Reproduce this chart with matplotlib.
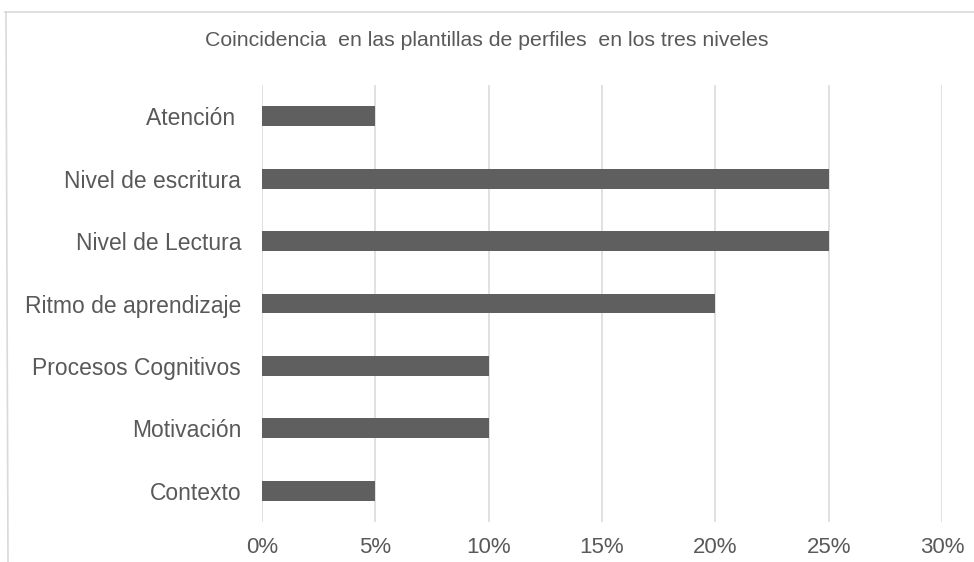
import matplotlib
matplotlib.use("Agg")
import matplotlib.pyplot as plt
from matplotlib.lines import Line2D
from matplotlib.ticker import FuncFormatter

categories = ["Atención ", "Nivel de escritura", "Nivel de Lectura", "Ritmo de aprendizaje",
              "Procesos Cognitivos", "Motivación", "Contexto"]
values = [5, 25, 25, 20, 10, 10, 5]
xticks = [0, 5, 10, 15, 20, 25, 30]
title = "Coincidencia  en las plantillas de perfiles  en los tres niveles"

plt.rcParams['font.family'] = ['Liberation Sans', 'DejaVu Sans']
txt = '#595959'

W, H = 974, 562
fig = plt.figure(figsize=(W/100, H/100), dpi=100)
ax = fig.add_axes([262/W, 1-522/H, (942-262)/W, (522-85)/H])

ypos = list(range(len(categories)))[::-1]
ax.barh(ypos, values, height=0.32, color='#5f5f5f', zorder=3)
ax.set_ylim(-0.5, len(categories)-0.5)
ax.set_xlim(0, 30)
ax.set_xticks(xticks)
ax.xaxis.set_major_formatter(FuncFormatter(lambda v, p: f"{int(v)}%"))
ax.set_yticks(ypos)
ax.set_yticklabels(categories)
ax.tick_params(axis='both', length=0, labelsize=16.5, colors=txt)
ax.tick_params(axis='x', pad=11, labelsize=16)
ax.tick_params(axis='y', pad=15)
for s in ax.spines.values():
    s.set_visible(False)
ax.grid(axis='x', color='#d9d9d9', linewidth=1.1, zorder=0)

fig.text(487/W, 1-41/H, title, ha='center', va='center', fontsize=15.3, color=txt)

# outer chart border
fig.add_artist(Line2D([5/W, 1], [1-12/H, 1-12/H], color='#d9d9d9', lw=1.2, transform=fig.transFigure))
fig.add_artist(Line2D([6/W, 8/W], [1-12/H, 0], color='#d9d9d9', lw=1.2, transform=fig.transFigure))

fig.savefig("out.png", dpi=100)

——

Directive >>
Take the material above from its first line through the line holding "ax = fig.add_axes([262/W, 1-522/H, (942-262)/W, (522-85)/H])" and set it down exactly, without the pictures.

Output of the task >>
Reproduce this chart with matplotlib.
import matplotlib
matplotlib.use("Agg")
import matplotlib.pyplot as plt
from matplotlib.lines import Line2D
from matplotlib.ticker import FuncFormatter

categories = ["Atención ", "Nivel de escritura", "Nivel de Lectura", "Ritmo de aprendizaje",
              "Procesos Cognitivos", "Motivación", "Contexto"]
values = [5, 25, 25, 20, 10, 10, 5]
xticks = [0, 5, 10, 15, 20, 25, 30]
title = "Coincidencia  en las plantillas de perfiles  en los tres niveles"

plt.rcParams['font.family'] = ['Liberation Sans', 'DejaVu Sans']
txt = '#595959'

W, H = 974, 562
fig = plt.figure(figsize=(W/100, H/100), dpi=100)
ax = fig.add_axes([262/W, 1-522/H, (942-262)/W, (522-85)/H])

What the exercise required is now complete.